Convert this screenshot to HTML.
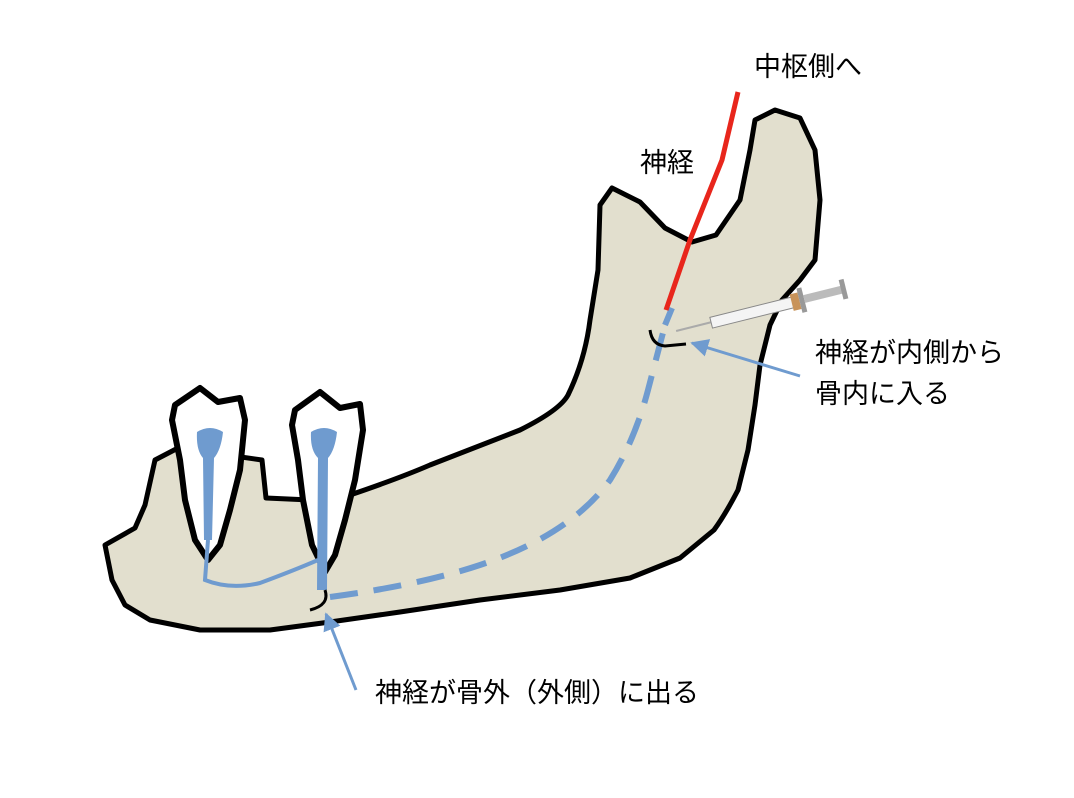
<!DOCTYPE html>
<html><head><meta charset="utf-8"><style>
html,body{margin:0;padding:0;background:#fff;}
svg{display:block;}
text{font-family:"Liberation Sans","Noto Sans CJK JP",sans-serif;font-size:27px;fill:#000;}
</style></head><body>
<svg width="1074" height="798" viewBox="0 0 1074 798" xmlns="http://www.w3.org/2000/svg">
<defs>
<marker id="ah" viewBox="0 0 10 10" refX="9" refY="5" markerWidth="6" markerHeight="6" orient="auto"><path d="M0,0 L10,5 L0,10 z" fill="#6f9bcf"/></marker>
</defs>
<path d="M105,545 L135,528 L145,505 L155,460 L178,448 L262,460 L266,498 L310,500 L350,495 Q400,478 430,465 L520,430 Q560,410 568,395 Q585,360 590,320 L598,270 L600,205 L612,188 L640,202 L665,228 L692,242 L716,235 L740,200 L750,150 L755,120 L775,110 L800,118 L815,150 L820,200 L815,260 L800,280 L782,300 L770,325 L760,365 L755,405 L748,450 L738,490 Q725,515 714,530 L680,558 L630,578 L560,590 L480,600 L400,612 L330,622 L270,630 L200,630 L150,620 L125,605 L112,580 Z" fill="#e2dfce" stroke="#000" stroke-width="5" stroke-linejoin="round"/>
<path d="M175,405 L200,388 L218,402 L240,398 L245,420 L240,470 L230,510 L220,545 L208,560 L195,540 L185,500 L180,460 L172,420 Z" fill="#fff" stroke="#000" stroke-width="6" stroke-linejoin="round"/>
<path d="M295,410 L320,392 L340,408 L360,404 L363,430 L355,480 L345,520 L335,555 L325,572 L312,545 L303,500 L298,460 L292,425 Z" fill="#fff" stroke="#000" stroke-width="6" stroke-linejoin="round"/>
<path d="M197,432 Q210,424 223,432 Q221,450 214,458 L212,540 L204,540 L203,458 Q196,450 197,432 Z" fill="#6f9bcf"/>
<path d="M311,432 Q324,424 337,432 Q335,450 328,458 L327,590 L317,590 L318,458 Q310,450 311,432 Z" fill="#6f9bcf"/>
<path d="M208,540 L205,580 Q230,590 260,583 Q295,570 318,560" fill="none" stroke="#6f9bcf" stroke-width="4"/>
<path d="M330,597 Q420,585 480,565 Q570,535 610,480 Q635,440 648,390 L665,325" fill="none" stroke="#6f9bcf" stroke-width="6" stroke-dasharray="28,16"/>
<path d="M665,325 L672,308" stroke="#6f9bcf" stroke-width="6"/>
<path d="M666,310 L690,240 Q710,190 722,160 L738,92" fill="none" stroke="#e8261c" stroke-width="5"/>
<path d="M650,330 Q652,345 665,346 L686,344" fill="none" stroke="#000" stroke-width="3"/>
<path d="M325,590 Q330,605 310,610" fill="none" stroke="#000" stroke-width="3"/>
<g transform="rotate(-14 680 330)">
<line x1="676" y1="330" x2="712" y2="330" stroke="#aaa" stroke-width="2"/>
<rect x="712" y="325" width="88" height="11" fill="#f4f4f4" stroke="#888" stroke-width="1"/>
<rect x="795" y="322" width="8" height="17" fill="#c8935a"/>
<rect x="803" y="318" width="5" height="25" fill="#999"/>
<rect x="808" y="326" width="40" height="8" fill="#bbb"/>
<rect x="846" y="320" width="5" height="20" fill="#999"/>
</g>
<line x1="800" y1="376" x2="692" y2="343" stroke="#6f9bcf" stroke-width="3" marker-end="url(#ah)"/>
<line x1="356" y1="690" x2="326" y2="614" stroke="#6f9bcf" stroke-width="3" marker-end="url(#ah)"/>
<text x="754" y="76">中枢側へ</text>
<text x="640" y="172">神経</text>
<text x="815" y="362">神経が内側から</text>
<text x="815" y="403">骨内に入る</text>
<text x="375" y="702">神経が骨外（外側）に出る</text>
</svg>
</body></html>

* * * * *

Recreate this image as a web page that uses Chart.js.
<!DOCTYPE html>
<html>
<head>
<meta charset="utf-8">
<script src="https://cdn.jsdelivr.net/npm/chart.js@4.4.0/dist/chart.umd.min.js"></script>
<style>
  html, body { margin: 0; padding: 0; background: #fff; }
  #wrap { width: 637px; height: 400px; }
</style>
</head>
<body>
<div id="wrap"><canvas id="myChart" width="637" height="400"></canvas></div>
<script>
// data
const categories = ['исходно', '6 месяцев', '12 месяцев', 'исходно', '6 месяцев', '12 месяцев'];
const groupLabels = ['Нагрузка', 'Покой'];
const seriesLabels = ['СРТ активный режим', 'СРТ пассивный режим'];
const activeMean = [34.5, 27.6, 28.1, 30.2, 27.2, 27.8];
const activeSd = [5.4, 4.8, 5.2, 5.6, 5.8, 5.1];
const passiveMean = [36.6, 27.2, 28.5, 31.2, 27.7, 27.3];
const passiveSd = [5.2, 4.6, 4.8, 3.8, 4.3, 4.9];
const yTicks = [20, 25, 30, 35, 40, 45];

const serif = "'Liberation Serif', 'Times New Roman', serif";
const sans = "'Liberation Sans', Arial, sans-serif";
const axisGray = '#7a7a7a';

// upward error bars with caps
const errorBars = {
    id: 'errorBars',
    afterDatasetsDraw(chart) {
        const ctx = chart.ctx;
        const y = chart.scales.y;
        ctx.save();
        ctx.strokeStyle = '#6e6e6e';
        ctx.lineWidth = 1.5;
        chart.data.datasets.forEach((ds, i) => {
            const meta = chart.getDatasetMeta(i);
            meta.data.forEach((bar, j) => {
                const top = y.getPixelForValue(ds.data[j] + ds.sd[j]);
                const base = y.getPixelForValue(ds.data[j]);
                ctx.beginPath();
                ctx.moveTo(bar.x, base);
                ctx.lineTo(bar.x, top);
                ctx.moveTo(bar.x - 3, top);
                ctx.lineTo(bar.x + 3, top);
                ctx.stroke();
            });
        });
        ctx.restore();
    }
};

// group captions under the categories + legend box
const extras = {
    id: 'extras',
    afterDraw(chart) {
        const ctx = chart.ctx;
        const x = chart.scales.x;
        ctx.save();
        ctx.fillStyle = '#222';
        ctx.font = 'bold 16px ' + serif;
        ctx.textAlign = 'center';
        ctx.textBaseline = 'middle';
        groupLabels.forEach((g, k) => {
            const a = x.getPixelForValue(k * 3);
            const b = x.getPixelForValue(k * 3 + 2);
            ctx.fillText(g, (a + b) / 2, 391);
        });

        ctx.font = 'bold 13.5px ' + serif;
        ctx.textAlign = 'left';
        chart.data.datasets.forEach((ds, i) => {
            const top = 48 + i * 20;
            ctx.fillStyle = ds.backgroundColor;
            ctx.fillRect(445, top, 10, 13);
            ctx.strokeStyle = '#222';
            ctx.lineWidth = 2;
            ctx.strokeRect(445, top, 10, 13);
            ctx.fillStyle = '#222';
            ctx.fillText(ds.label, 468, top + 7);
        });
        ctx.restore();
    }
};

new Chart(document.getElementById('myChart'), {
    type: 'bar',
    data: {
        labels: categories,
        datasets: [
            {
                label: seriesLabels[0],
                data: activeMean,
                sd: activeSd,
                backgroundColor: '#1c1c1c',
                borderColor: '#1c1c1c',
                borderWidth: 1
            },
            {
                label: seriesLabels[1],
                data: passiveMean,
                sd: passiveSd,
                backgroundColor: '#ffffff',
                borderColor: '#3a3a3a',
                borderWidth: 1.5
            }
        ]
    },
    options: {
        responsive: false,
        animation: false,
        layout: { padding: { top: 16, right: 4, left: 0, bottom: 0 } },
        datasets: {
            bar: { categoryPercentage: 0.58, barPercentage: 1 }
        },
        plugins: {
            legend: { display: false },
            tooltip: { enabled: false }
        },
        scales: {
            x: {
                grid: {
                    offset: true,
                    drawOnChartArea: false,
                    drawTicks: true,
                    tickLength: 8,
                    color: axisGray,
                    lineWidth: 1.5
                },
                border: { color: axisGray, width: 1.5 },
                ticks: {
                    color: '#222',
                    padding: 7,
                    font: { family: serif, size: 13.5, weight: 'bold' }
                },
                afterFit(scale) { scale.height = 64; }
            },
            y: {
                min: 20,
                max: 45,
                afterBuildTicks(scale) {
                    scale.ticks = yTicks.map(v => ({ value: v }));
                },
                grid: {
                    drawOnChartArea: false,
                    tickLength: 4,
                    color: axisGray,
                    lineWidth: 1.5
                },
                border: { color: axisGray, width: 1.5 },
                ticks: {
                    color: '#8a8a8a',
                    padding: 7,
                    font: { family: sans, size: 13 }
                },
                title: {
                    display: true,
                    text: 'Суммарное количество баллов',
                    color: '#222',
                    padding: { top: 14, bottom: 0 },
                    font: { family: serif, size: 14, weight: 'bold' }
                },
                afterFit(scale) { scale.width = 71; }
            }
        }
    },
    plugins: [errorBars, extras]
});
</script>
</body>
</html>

* * * * *

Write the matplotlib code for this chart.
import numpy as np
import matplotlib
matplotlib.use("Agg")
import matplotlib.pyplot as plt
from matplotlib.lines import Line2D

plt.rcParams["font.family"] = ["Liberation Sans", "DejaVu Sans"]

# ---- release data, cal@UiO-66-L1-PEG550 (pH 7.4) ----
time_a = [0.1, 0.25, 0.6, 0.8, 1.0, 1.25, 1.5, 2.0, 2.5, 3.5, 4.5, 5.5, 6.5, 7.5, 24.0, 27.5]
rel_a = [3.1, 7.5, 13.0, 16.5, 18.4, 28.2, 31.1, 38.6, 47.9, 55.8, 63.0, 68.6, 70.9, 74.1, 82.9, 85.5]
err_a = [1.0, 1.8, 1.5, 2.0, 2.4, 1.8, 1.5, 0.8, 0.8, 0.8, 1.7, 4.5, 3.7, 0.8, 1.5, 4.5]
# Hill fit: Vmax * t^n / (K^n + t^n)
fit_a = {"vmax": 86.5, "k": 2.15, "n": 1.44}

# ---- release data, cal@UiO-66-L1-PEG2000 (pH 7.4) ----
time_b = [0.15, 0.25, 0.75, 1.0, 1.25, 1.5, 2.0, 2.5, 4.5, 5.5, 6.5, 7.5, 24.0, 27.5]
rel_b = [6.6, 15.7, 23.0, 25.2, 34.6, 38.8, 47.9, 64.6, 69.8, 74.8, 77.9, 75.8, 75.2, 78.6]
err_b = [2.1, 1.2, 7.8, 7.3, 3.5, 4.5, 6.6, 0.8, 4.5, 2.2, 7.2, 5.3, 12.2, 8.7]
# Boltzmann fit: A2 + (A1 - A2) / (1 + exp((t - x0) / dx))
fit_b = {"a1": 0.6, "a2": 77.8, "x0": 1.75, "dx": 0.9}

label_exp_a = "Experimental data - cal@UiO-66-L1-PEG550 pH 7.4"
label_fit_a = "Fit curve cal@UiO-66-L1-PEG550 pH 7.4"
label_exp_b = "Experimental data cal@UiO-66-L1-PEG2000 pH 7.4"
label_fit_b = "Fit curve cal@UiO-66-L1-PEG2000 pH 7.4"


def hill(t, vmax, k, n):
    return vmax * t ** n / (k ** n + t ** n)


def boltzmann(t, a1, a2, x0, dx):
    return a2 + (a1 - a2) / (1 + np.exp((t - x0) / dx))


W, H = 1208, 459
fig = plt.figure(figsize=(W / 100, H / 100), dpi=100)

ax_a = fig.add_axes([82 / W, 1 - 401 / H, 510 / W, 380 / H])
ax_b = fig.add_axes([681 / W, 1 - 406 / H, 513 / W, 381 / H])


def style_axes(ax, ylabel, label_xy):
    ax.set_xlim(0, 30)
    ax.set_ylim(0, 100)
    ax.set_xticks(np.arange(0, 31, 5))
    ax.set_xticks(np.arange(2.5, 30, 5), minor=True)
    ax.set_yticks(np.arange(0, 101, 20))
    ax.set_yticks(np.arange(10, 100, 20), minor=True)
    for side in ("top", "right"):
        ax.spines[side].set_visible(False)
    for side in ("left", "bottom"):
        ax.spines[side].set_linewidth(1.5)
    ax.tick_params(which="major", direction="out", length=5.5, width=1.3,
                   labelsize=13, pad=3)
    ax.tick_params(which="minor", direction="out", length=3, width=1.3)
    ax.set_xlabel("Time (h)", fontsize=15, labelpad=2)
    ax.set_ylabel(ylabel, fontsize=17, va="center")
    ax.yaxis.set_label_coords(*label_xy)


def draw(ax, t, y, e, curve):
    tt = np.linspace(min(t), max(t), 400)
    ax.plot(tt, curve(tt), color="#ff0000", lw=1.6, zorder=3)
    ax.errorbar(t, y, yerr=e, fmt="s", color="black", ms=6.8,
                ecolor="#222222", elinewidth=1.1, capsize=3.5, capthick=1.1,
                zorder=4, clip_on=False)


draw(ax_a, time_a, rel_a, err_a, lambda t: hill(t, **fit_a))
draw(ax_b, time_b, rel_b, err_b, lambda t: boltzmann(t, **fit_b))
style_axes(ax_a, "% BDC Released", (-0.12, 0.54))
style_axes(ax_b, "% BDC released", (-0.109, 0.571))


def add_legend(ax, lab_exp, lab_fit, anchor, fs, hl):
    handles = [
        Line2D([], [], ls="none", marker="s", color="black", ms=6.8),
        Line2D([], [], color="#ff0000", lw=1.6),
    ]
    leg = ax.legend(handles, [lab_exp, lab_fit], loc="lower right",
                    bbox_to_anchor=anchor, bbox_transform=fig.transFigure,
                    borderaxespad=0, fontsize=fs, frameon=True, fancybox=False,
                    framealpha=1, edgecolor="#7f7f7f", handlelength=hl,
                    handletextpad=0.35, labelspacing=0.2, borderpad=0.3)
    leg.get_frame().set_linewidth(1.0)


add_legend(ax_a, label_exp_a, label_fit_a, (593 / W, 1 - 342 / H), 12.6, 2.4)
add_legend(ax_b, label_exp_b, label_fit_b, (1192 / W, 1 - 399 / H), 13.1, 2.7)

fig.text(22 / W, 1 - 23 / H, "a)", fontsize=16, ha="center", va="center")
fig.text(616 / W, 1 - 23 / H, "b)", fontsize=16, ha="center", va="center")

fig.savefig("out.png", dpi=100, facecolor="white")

* * * * *

Begin with the line that has "Recreate this image" in the listing above and end after the line that has "const axisGray = '#7a7a7a';"; output those lines exactly.

◆ **Written answer**
Recreate this image as a web page that uses Chart.js.
<!DOCTYPE html>
<html>
<head>
<meta charset="utf-8">
<script src="https://cdn.jsdelivr.net/npm/chart.js@4.4.0/dist/chart.umd.min.js"></script>
<style>
  html, body { margin: 0; padding: 0; background: #fff; }
  #wrap { width: 637px; height: 400px; }
</style>
</head>
<body>
<div id="wrap"><canvas id="myChart" width="637" height="400"></canvas></div>
<script>
// data
const categories = ['исходно', '6 месяцев', '12 месяцев', 'исходно', '6 месяцев', '12 месяцев'];
const groupLabels = ['Нагрузка', 'Покой'];
const seriesLabels = ['СРТ активный режим', 'СРТ пассивный режим'];
const activeMean = [34.5, 27.6, 28.1, 30.2, 27.2, 27.8];
const activeSd = [5.4, 4.8, 5.2, 5.6, 5.8, 5.1];
const passiveMean = [36.6, 27.2, 28.5, 31.2, 27.7, 27.3];
const passiveSd = [5.2, 4.6, 4.8, 3.8, 4.3, 4.9];
const yTicks = [20, 25, 30, 35, 40, 45];

const serif = "'Liberation Serif', 'Times New Roman', serif";
const sans = "'Liberation Sans', Arial, sans-serif";
const axisGray = '#7a7a7a';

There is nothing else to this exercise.